◆ **Challenge**
The line holding "FIT_SLOPE = 0.2315" is the last one to output; start at the first line of the data, keep every line in between exactly, and leave out pictures.

◆ **Information supplied**
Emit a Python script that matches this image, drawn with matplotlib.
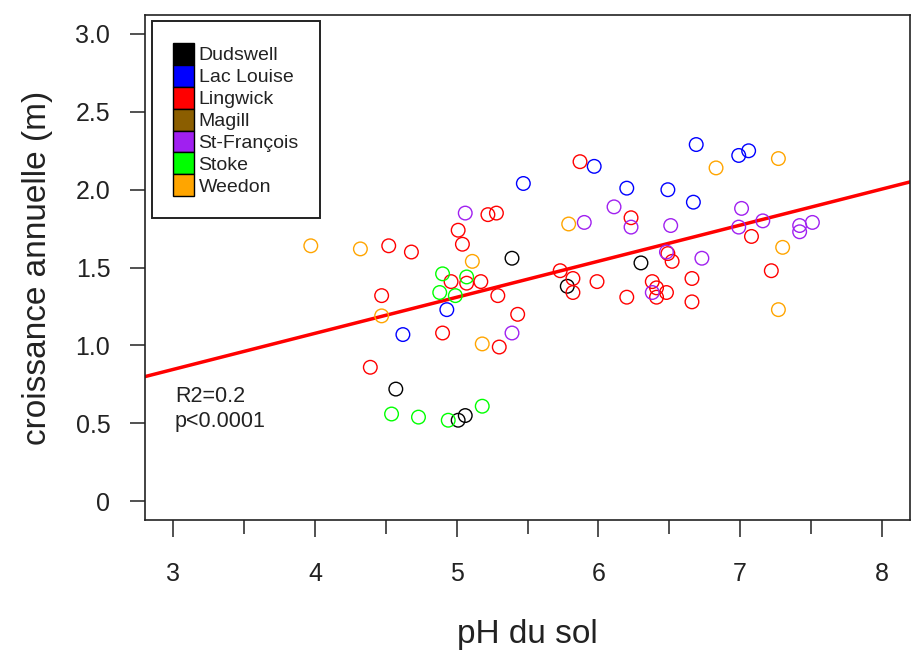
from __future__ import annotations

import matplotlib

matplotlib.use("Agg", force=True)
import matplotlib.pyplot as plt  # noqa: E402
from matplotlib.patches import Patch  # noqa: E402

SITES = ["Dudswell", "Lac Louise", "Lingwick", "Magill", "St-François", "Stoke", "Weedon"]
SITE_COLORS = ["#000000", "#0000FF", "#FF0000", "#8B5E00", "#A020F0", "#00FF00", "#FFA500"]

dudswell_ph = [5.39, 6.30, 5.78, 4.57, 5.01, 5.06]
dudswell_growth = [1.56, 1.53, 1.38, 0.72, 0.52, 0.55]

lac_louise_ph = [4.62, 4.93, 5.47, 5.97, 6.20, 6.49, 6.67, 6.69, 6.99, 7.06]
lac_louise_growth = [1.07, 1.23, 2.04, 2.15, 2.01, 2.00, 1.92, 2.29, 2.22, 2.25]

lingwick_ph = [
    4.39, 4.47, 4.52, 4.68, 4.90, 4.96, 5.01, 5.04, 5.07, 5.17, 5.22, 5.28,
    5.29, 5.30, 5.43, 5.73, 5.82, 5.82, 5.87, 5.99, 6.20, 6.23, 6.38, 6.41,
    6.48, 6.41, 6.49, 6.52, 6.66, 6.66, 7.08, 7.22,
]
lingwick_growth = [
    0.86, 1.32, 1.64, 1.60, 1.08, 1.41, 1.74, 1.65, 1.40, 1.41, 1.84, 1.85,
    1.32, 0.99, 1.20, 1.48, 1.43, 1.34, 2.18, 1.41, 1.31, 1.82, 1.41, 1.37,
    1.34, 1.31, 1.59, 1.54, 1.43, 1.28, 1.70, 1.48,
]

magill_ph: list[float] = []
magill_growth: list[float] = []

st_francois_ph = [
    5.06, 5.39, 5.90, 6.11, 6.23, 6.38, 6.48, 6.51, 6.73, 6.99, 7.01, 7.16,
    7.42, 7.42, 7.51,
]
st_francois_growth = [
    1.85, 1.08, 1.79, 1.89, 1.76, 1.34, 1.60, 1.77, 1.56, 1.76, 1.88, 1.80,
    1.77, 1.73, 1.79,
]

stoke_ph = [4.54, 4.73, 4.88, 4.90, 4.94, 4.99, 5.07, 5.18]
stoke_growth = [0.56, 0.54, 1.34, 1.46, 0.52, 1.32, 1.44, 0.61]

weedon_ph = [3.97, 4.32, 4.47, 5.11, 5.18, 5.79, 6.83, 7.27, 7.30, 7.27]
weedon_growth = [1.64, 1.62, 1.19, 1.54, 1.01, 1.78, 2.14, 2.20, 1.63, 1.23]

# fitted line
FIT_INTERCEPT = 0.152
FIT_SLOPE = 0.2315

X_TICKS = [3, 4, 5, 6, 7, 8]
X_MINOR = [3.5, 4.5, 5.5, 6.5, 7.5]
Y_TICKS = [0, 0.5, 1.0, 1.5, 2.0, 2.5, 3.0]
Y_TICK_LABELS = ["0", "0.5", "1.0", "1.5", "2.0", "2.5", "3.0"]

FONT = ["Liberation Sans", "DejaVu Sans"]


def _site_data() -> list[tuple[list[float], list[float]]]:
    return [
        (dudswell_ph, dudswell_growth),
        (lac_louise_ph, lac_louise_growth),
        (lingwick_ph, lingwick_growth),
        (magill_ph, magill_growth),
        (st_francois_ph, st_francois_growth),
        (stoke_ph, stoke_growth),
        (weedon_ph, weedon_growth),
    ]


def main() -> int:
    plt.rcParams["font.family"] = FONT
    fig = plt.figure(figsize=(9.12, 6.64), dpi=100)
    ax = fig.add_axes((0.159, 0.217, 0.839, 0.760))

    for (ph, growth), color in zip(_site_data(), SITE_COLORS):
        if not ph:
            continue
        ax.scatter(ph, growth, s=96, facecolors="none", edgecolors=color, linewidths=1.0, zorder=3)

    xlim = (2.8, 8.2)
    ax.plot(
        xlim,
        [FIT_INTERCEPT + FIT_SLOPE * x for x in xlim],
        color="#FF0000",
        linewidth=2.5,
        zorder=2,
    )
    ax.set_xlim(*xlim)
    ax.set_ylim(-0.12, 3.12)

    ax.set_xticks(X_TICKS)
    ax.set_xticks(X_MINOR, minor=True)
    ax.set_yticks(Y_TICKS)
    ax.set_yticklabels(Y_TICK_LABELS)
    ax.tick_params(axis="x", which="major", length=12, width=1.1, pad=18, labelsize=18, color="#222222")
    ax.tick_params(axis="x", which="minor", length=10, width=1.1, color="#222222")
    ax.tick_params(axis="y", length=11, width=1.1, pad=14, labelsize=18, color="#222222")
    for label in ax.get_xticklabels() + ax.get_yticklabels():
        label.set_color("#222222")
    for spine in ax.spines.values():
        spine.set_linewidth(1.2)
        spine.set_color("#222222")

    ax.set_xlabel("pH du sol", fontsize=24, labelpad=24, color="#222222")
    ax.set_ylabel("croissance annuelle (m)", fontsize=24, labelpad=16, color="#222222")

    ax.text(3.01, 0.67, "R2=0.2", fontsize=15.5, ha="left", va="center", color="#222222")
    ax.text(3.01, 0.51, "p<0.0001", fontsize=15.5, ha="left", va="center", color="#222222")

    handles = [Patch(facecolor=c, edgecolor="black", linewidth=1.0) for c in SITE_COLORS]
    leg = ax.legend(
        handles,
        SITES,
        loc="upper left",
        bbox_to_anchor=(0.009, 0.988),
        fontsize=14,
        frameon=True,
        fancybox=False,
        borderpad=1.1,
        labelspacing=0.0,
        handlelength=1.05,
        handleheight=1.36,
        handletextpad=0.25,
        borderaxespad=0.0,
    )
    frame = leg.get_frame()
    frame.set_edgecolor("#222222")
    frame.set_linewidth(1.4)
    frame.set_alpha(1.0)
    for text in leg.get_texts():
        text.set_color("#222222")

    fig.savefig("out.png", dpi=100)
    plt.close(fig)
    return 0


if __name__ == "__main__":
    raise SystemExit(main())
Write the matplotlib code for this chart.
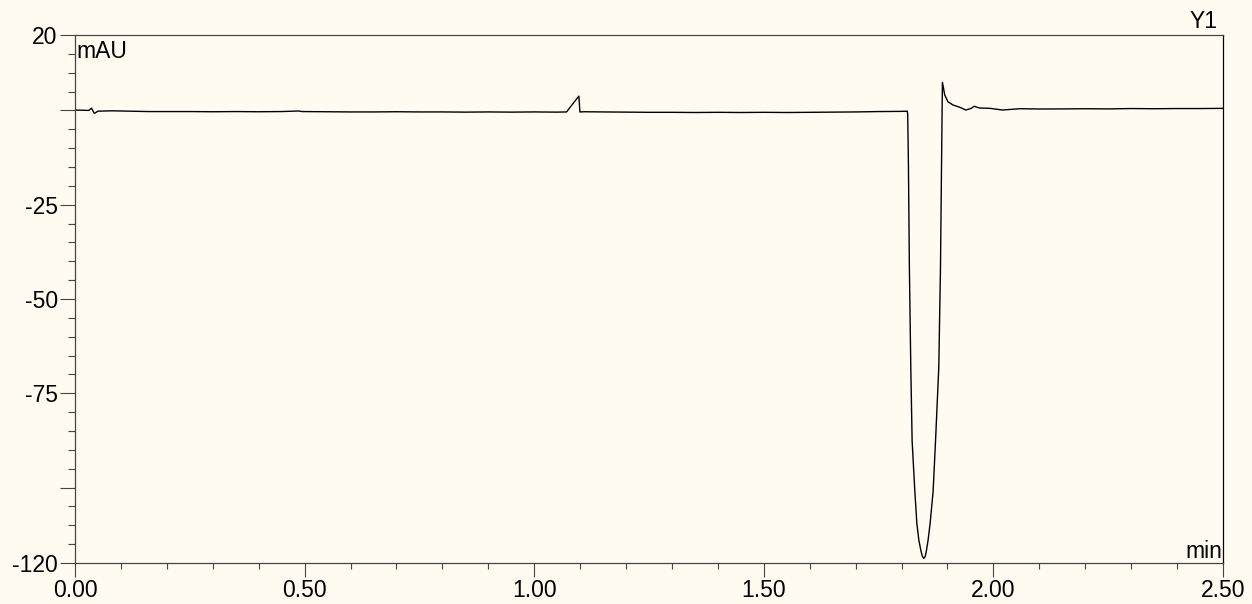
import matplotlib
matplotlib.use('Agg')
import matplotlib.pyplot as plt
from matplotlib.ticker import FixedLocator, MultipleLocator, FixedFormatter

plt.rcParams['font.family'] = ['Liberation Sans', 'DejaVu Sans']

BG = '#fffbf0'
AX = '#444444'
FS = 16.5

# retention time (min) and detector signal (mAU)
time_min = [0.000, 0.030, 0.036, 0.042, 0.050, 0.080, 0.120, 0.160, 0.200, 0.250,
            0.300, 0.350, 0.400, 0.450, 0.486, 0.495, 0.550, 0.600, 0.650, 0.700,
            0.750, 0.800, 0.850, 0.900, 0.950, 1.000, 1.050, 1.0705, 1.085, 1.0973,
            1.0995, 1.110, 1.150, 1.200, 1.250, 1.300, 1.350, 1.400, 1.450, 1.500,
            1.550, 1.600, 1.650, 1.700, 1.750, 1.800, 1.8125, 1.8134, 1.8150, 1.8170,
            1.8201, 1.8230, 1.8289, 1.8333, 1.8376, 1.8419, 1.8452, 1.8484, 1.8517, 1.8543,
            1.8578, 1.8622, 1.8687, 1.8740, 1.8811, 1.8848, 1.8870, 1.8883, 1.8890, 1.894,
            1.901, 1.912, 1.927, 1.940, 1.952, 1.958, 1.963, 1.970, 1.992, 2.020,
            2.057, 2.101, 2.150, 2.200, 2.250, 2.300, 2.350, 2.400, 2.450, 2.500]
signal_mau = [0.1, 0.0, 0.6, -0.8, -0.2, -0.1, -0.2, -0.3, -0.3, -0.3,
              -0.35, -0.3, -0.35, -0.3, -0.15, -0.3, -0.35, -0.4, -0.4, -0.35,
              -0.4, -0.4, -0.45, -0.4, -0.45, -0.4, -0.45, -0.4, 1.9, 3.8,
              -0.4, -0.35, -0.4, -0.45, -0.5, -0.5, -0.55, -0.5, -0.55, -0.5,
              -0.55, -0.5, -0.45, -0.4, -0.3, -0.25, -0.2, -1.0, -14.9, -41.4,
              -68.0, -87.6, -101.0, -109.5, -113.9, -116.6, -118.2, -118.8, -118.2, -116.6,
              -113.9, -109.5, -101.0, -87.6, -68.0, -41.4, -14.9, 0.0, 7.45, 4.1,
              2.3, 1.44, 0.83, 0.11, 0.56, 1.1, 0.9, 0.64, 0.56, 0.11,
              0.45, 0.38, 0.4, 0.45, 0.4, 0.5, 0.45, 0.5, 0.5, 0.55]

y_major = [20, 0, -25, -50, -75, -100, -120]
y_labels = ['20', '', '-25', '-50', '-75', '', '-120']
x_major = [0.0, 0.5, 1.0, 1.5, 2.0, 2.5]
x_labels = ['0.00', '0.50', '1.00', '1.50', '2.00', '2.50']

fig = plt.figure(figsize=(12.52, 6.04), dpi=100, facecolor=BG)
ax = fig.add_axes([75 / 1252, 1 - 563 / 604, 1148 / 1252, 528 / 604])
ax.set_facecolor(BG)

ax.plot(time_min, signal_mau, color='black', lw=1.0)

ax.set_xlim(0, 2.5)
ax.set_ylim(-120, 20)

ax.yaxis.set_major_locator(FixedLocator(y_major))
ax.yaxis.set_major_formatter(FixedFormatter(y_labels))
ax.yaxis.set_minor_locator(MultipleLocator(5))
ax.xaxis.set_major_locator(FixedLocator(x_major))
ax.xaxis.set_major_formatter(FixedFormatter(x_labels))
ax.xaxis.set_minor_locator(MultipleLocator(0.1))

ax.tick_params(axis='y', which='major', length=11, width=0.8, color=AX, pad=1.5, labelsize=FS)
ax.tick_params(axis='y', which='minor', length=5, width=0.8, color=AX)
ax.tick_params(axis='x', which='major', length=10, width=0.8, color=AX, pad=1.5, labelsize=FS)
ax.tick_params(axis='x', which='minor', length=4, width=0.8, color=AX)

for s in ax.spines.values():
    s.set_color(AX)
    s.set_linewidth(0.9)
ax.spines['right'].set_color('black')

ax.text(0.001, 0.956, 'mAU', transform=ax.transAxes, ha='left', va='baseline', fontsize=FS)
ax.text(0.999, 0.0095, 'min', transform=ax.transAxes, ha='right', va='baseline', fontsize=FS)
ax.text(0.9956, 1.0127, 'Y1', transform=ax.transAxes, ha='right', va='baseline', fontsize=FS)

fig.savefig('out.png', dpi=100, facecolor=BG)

◆ **Task solution**
Emit a Python script that matches this image, drawn with matplotlib.
from __future__ import annotations

import matplotlib

matplotlib.use("Agg", force=True)
import matplotlib.pyplot as plt  # noqa: E402
from matplotlib.patches import Patch  # noqa: E402

SITES = ["Dudswell", "Lac Louise", "Lingwick", "Magill", "St-François", "Stoke", "Weedon"]
SITE_COLORS = ["#000000", "#0000FF", "#FF0000", "#8B5E00", "#A020F0", "#00FF00", "#FFA500"]

dudswell_ph = [5.39, 6.30, 5.78, 4.57, 5.01, 5.06]
dudswell_growth = [1.56, 1.53, 1.38, 0.72, 0.52, 0.55]

lac_louise_ph = [4.62, 4.93, 5.47, 5.97, 6.20, 6.49, 6.67, 6.69, 6.99, 7.06]
lac_louise_growth = [1.07, 1.23, 2.04, 2.15, 2.01, 2.00, 1.92, 2.29, 2.22, 2.25]

lingwick_ph = [
    4.39, 4.47, 4.52, 4.68, 4.90, 4.96, 5.01, 5.04, 5.07, 5.17, 5.22, 5.28,
    5.29, 5.30, 5.43, 5.73, 5.82, 5.82, 5.87, 5.99, 6.20, 6.23, 6.38, 6.41,
    6.48, 6.41, 6.49, 6.52, 6.66, 6.66, 7.08, 7.22,
]
lingwick_growth = [
    0.86, 1.32, 1.64, 1.60, 1.08, 1.41, 1.74, 1.65, 1.40, 1.41, 1.84, 1.85,
    1.32, 0.99, 1.20, 1.48, 1.43, 1.34, 2.18, 1.41, 1.31, 1.82, 1.41, 1.37,
    1.34, 1.31, 1.59, 1.54, 1.43, 1.28, 1.70, 1.48,
]

magill_ph: list[float] = []
magill_growth: list[float] = []

st_francois_ph = [
    5.06, 5.39, 5.90, 6.11, 6.23, 6.38, 6.48, 6.51, 6.73, 6.99, 7.01, 7.16,
    7.42, 7.42, 7.51,
]
st_francois_growth = [
    1.85, 1.08, 1.79, 1.89, 1.76, 1.34, 1.60, 1.77, 1.56, 1.76, 1.88, 1.80,
    1.77, 1.73, 1.79,
]

stoke_ph = [4.54, 4.73, 4.88, 4.90, 4.94, 4.99, 5.07, 5.18]
stoke_growth = [0.56, 0.54, 1.34, 1.46, 0.52, 1.32, 1.44, 0.61]

weedon_ph = [3.97, 4.32, 4.47, 5.11, 5.18, 5.79, 6.83, 7.27, 7.30, 7.27]
weedon_growth = [1.64, 1.62, 1.19, 1.54, 1.01, 1.78, 2.14, 2.20, 1.63, 1.23]

# fitted line
FIT_INTERCEPT = 0.152
FIT_SLOPE = 0.2315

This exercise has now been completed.